The eye strain was the thing that forced me to stop, but it wasn’t the root of the problem. It was the result of years of overconsumption, of constantly filling my mind instead of sitting with myself. I took time off everything after that. No phone, no writing, no reading. Just listening, walking, resting. Even that felt uncomfortable at first, like I didn’t know what to do with myself without constant input. And slowly, I got better. My eyes improved, but they didn’t go back to what they were. Even now, there is still sensitivity. There are still floaters. And that feels like something I can’t ignore.
It’s a reminder of how far I pushed myself. Of how much I relied on the internet to cope, to feel, and to not feel at the same time. Something else I’ve been thinking about is how much the internet took away my ability to just not know. To sit with something and let it unfold. Instead, I was constantly looking things up, constantly needing answers, constantly filling any space with more information. It created this loop where I was always consuming, always searching, always adding more, without ever really processing.
Even in conversations, I noticed it. That instinct to prove something, to look it up immediately, to validate everything in real time. It’s like we don’t trust ourselves or each other anymore without the internet confirming it. And I think that’s part of what I lost too. That sense of discovery. Of mystery. Of just being in something without needing to immediately understand it.
I feel scared of it, honestly. Scared of how easy it is for me to fall back into those habits. Scared of how much of my life was spent observing instead of fully participating. Writing feels complicated now. My whole writing life has existed online. So I’m trying to figure out what it looks like to write outside of that. To create in a way that doesn’t depend on constant engagement or constant consumption, and doesn’t leave me feeling depleted afterward.
This is day one of coming to terms with all of this.
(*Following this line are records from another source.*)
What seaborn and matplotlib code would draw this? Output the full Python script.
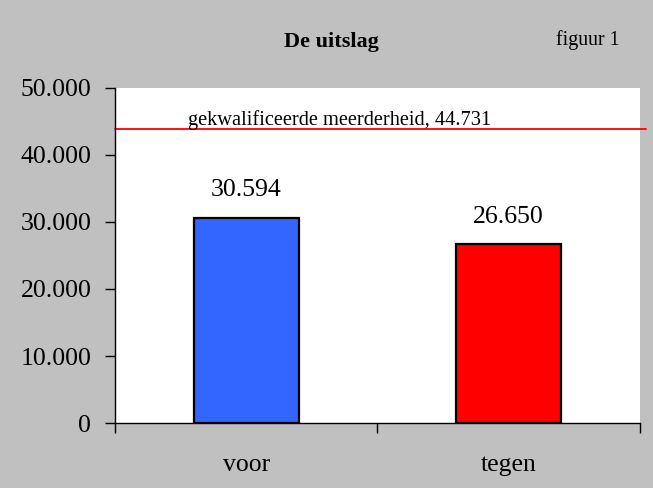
import matplotlib
matplotlib.use("Agg")
import matplotlib.pyplot as plt
from matplotlib.ticker import FuncFormatter, FixedLocator
import seaborn as sns

# ── Data ─────────────────────────────────────────────────────────
categories = ["voor", "tegen"]
votes = [30594, 26650]
bar_colors = ["#3366FF", "#FF0000"]
majority_value = 44731
majority_line_y = 43900  # where the line sits in the picture
majority_label = "gekwalificeerde meerderheid, 44.731"
y_ticks = [0, 10000, 20000, 30000, 40000, 50000]

# ── Style ─────────────────────────────────────────────────────────
sns.set_theme(style="white")
plt.rcParams["font.family"] = ["Liberation Serif", "DejaVu Serif"]
plt.rcParams["text.color"] = "black"
plt.rcParams["xtick.color"] = "black"
plt.rcParams["ytick.color"] = "black"
GREY = "#C0C0C0"


def dotted(v, _pos=None):
    return f"{int(v):,}".replace(",", ".")


fig = plt.figure(figsize=(6.53, 4.88), dpi=100, facecolor=GREY)
ax = fig.add_axes([0.176, 0.133, 0.804, 0.687])
ax.set_facecolor("white")

sns.barplot(x=categories, y=votes, hue=categories, palette=bar_colors,
            width=0.4, edgecolor="black", linewidth=1.6, saturation=1,
            legend=False, ax=ax)

for i, v in enumerate(votes):
    ax.text(i, v + 2500, dotted(v), ha="center", va="bottom", fontsize=18.5)

ax.axhline(majority_line_y, xmin=0, xmax=1.012, color="red", linewidth=1.3,
           clip_on=False)
ax.text(0.139, 0.905, majority_label, transform=ax.transAxes,
        ha="left", va="center", fontsize=14.7)

ax.set_xlim(-0.5, 1.5)
ax.set_ylim(0, 50000)
ax.yaxis.set_major_locator(FixedLocator(y_ticks))
ax.yaxis.set_major_formatter(FuncFormatter(dotted))
ax.xaxis.set_minor_locator(FixedLocator([-0.5, 0.5, 1.5]))
ax.tick_params(axis="y", direction="out", length=7, width=1,
               labelsize=18.5, pad=10, left=True)
ax.tick_params(axis="x", which="major", length=0, labelsize=18.5, pad=22)
ax.tick_params(axis="x", which="minor", direction="out", length=7, width=1,
               bottom=True)
ax.set_xlabel("")
ax.set_ylabel("")

for side in ["top", "right"]:
    ax.spines[side].set_visible(False)
for side in ["left", "bottom"]:
    ax.spines[side].set_color("black")
    ax.spines[side].set_linewidth(1)

fig.text(0.508, 0.913, "De uitslag", ha="center", va="center",
         fontsize=16, fontweight="bold")
fig.text(0.900, 0.918, "figuur 1", ha="center", va="center", fontsize=14.3)

fig.savefig("out.png", dpi=100, facecolor=GREY)
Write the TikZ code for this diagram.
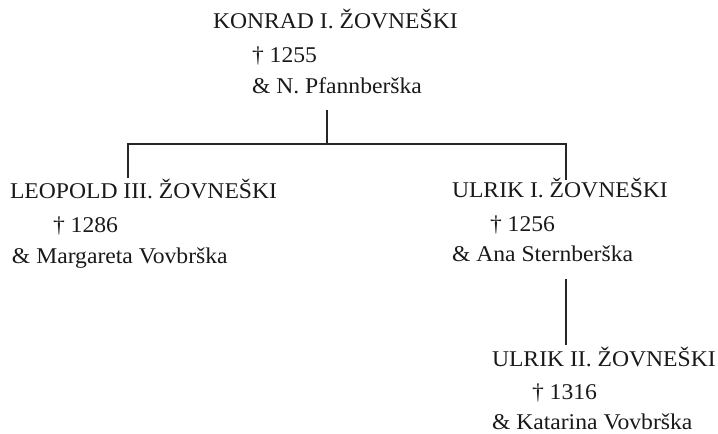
\documentclass[tikz,border=0pt]{standalone}
\usepackage{fontspec}
\setmainfont[FakeStretch=1.05]{Liberation Serif}
\begin{document}
\begin{tikzpicture}[x=1pt,y=-1pt,
  person/.style={anchor=base west,inner sep=0pt,outer sep=0pt,
    font=\fontsize{22.5}{26}\selectfont,black!90},
  link/.style={line width=1.7pt,black!85}]
\useasboundingbox (0,0) rectangle (718,434);

% Konrad I.
\node[person] (konrad)  at (213,28)  {KONRAD I. ŽOVNEŠKI};
\node[person] (konradd) at (252,62)  {† 1255};
\node[person] (konradm) at (252,93)  {\& N. Pfannberška};

% Leopold III.
\node[person] (leopold)  at (10,198)  {LEOPOLD III. ŽOVNEŠKI};
\node[person] (leopoldd) at (53,232) {† 1286};
\node[person] (leopoldm) at (12,263) {\& Margareta Vovbrška};

% Ulrik I.
\node[person] (ulrik)  at (452,197) {ULRIK I. ŽOVNEŠKI};
\node[person] (ulrikd) at (490,231) {† 1256};
\node[person] (ulrikm) at (452,261) {\& Ana Sternberška};

% Ulrik II.
\node[person] (ulrikb)  at (492,366) {ULRIK II. ŽOVNEŠKI};
\node[person] (ulrikbd) at (532,399) {† 1316};
\node[person] (ulrikbm) at (492,429) {\& Katarina Vovbrška};

% connector ends
\coordinate (kdown) at (327,110);
\coordinate (kbar)  at (327,144);
\coordinate (ltop)  at (128,178);
\coordinate (rtop)  at (566,180);
\coordinate (udown) at (566,279);
\coordinate (uend)  at (566,345);

\draw[link] (kdown) -- (kbar);
\draw[link] (ltop) |- (kbar) -| (rtop);
\draw[link,line width=1.3pt] (udown) -- (uend);
\end{tikzpicture}
\end{document}
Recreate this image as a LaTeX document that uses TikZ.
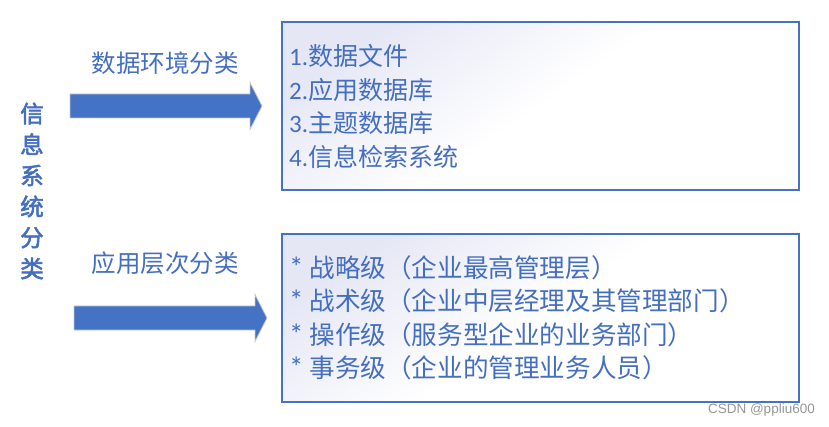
\documentclass[tikz,border=0pt]{standalone}
\usepackage{fontspec}
\setmainfont{Noto Sans CJK SC}
\newfontfamily\latinfont{Carlito}
\newfontfamily\markfont{Liberation Sans}
\newfontfamily\sidefont{Noto Sans CJK SC}[FakeBold=2.5]
\usetikzlibrary{positioning}
\definecolor{slideblue}{RGB}{68,114,196}
\definecolor{textblue}{RGB}{68,110,192}
\definecolor{boxtint}{RGB}{229,231,245}
\definecolor{arrowrim}{RGB}{200,200,200}
\definecolor{markgray}{RGB}{150,150,150}
\newcommand{\bullmark}{{\latinfont{\fontsize{29}{29}\selectfont *} }}

\tikzset{
	listbox/.style={draw=slideblue, line width=1.2pt, top color=boxtint, bottom color=white, middle color=white, shading angle=35, minimum width=517pt, minimum height=168pt, inner sep=0pt},
	bigarrow/.style={fill=slideblue, draw=arrowrim, line width=0.8pt},
	listtext/.style={anchor=west, align=left, inner sep=0pt, text=textblue},
	sortlabel/.style={inner sep=0pt, text=textblue, font=\fontsize{24.5}{30}\selectfont},
	sidetext/.style={inner sep=0pt, align=center, text=textblue, font=\fontsize{23.5}{31}\selectfont\sidefont}
}

\begin{document}
\begin{tikzpicture}[x=1pt,y=-1pt]
	\useasboundingbox (0,0) rectangle (829,427);
	% left title
	\node[sidetext] (sidelabel) at (32,191) {信\\息\\系\\统\\分\\类};
	% arrows
	\foreach \xa/\xb/\yc in {70/250/106, 74/255/318}{
		\draw[bigarrow] (\xa,\yc-12)--(\xb,\yc-12)--(\xb,\yc-23.5)--(\xb+12,\yc)--(\xb,\yc+23.5)--(\xb,\yc+12)--(\xa,\yc+12)--cycle;
	}
	\node[sortlabel] (envlabel) at (165,63) {数据环境分类};
	\node[sortlabel] (levellabel) at (165,263) {应用层次分类};
	% boxes
	\node[listbox] (filebox) at (540.5,106) {};
	\node[listbox] (levelbox) at (540.5,318) {};
	\node[listtext, font=\fontsize{25}{33.5}\selectfont] (filelist) at (289,106.5) {{\latinfont 1.}数据文件\\{\latinfont 2.}应用数据库\\{\latinfont 3.}主题数据库\\{\latinfont 4.}信息检索系统};
	\node[listtext, font=\fontsize{25.6}{33.5}\selectfont] (levellist) at (289,318) {\bullmark 战略级（企业最高管理层）\\\bullmark 战术级（企业中层经理及其管理部门）\\\bullmark 操作级（服务型企业的业务部门）\\\bullmark 事务级（企业的管理业务人员）};
	\node[anchor=east, inner sep=0pt, text=markgray, font=\fontsize{13.5}{16}\selectfont\markfont] (watermark) at (815,410) {CSDN @ppliu600};
\end{tikzpicture}
\end{document}
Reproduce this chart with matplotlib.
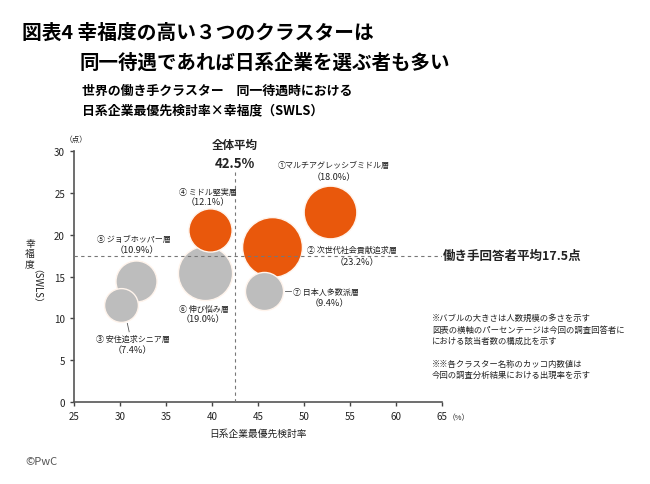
import matplotlib.pyplot as plt

plt.rcParams['font.family'] = ['Noto Sans CJK JP', 'DejaVu Sans']

# クラスター データ
names = ['①マルチアグレッシブミドル層', '② 次世代社会貢献追求層', '③ 安住追求シニア層',
         '④ ミドル堅実層', '⑤ ジョブホッパー層', '⑥ 伸び悩み層', '⑦ 日本人多数派層']
share = [18.0, 23.2, 7.4, 12.1, 10.9, 19.0, 9.4]          # 出現率(%)
jp_rate = [52.8, 46.5, 30.1, 39.8, 31.7, 39.2, 45.6]      # 日系企業最優先検討率
swls = [22.7, 18.5, 11.6, 20.6, 14.5, 15.4, 13.3]         # 幸福度
high = [True, True, False, True, False, False, False]

x_mean = 42.5
y_mean = 17.5

xticks = list(range(25, 70, 5))
yticks = list(range(0, 35, 5))

ORANGE = '#E9580C'
GRAY = '#BDBDBD'
TXT = '#222222'

# ラベル位置 (名前, パーセント)
name_pos = [(53.2, 28.4, 'center'), (50.3, 18.2, 'left'), (31.4, 7.6, 'center'),
            (39.5, 25.2, 'center'), (31.5, 19.5, 'center'), (39.1, 11.2, 'center'),
            (48.8, 13.2, 'left')]
pct_pos = [(53.2, 26.9), (55.8, 16.8), (31.4, 6.3), (39.5, 23.9),
           (31.8, 18.2), (39.0, 10.0), (52.8, 11.9)]

fig = plt.figure(figsize=(6.5, 4.85), dpi=100)
ax = fig.add_axes([0.1138, 0.169, 0.5662, 0.5175])

# 描画順: 重なり方を合わせる
order = [4, 2, 5, 3, 1, 6, 0]
for z, i in enumerate(order):
    ax.scatter(jp_rate[i], swls[i], s=share[i] * 80,
               color=ORANGE if high[i] else GRAY,
               edgecolor='#FFF4EC', linewidth=1.0, zorder=2 + z)

ax.axhline(y_mean, color='#777777', linestyle=(0, (3, 3)), linewidth=0.8, zorder=20)
ax.plot([x_mean, x_mean], [0, 27.8], color='#777777', linestyle=(0, (3, 3)),
        linewidth=0.8, zorder=20)

for i, n in enumerate(names):
    nx, ny, ha = name_pos[i]
    ax.text(nx, ny, n, ha=ha, va='center', fontsize=5.8, color=TXT, zorder=30)
    ax.text(pct_pos[i][0], pct_pos[i][1], f'（{share[i]:.1f}%）', ha='center',
            va='center', fontsize=6.6, color=TXT, zorder=30)

# 引き出し線
ax.plot([47.9, 48.6], [13.3, 13.3], color='#555555', linewidth=0.6, zorder=30)
ax.plot([30.8, 31.0], [9.4, 8.4], color='#555555', linewidth=0.6, zorder=30)

ax.text(x_mean, 30.8, '全体平均', ha='center', va='center', fontsize=8.3,
        fontweight='bold', color=TXT, clip_on=False)
ax.text(x_mean, 28.6, f'{x_mean}%', ha='center', va='center', fontsize=9.5,
        fontweight='bold', color=TXT, clip_on=False)
ax.text(65.1, y_mean, f'働き手回答者平均{y_mean}点', ha='left', va='center',
        fontsize=9, fontweight='bold', color=TXT, clip_on=False)
ax.text(25.2, 31.4, '（点）', ha='center', va='center', fontsize=5.5, color=TXT,
        clip_on=False)
ax.text(66.8, -1.8, '（%）', ha='center', va='center', fontsize=5.5, color=TXT,
        clip_on=False)

ax.set_xlim(25, 65)
ax.set_ylim(0, 30)
ax.set_xticks(xticks)
ax.set_yticks(yticks)
ax.tick_params(labelsize=7, length=3, width=1, color='#444444', labelcolor=TXT)
for s in ['top', 'right']:
    ax.spines[s].set_visible(False)
for s in ['left', 'bottom']:
    ax.spines[s].set_color('#555555')
    ax.spines[s].set_linewidth(1.2)

ax.set_xlabel('日系企業最優先検討率', fontsize=7, color=TXT, labelpad=5)

# 縦書きの軸ラベル
fig.text(30 / 650, 1 - 254 / 485, '幸\n福\n度', ha='center', va='center',
         fontsize=7, color=TXT, linespacing=1.05)
fig.text(31 / 650, 1 - 291 / 485, '（SWLS）', ha='center', va='center',
         fontsize=7, color=TXT, rotation=270)

# タイトル
fig.text(22 / 650, 1 - 33 / 485, '図表4 幸福度の高い３つのクラスターは', ha='left',
         va='center', fontsize=14.2, fontweight='bold', color='black')
fig.text(80 / 650, 1 - 63 / 485, '同一待遇であれば日系企業を選ぶ者も多い', ha='left',
         va='center', fontsize=14, fontweight='bold', color='black')
fig.text(82 / 650, 1 - 91 / 485, '世界の働き手クラスター　同一待遇時における', ha='left',
         va='center', fontsize=9.3, fontweight='bold', color='black')
fig.text(82 / 650, 1 - 110 / 485, '日系企業最優先検討率×幸福度（SWLS）', ha='left',
         va='center', fontsize=9.3, fontweight='bold', color='black')

notes = ['※バブルの大きさは人数規模の多さを示す',
         '図表の横軸のパーセンテージは今回の調査回答者に',
         'における該当者数の構成比を示す',
         '',
         '※※各クラスター名称のカッコ内数値は',
         '今回の調査分析結果における出現率を示す']
fig.text(432 / 650, 1 - 314 / 485, '\n'.join(notes), ha='left', va='top',
         fontsize=6, color=TXT, linespacing=1.35)

fig.text(25 / 650, 1 - 462 / 485, '©PwC', ha='left', va='center', fontsize=8,
         color='#555555')

fig.savefig('out.png', dpi=100)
Building something different. Slower. More intentional. Volunteering in person. Doing things with my hands. Creating without always being on a screen. Taking real breaks, not just saying I will. Being more gentle with myself. Health over productivity. I don’t know exactly what my life is going to look like with less internet. I don’t know what it means yet to be a writer in this way. But I know I can’t keep doing what I was doing.
I remember what this felt like before the internet became such a big part of my life. When I was ten, I remember getting lost in a hobby that didn’t involve a screen. Being fully immersed in something for hours, not checking anything, not needing anything else, just being there. I remember that feeling clearly. That sense of presence.
I want to get back to that. I want to see what happens when I give myself that kind of space again.
I look forward to this journey. I’m seeing where it will take me.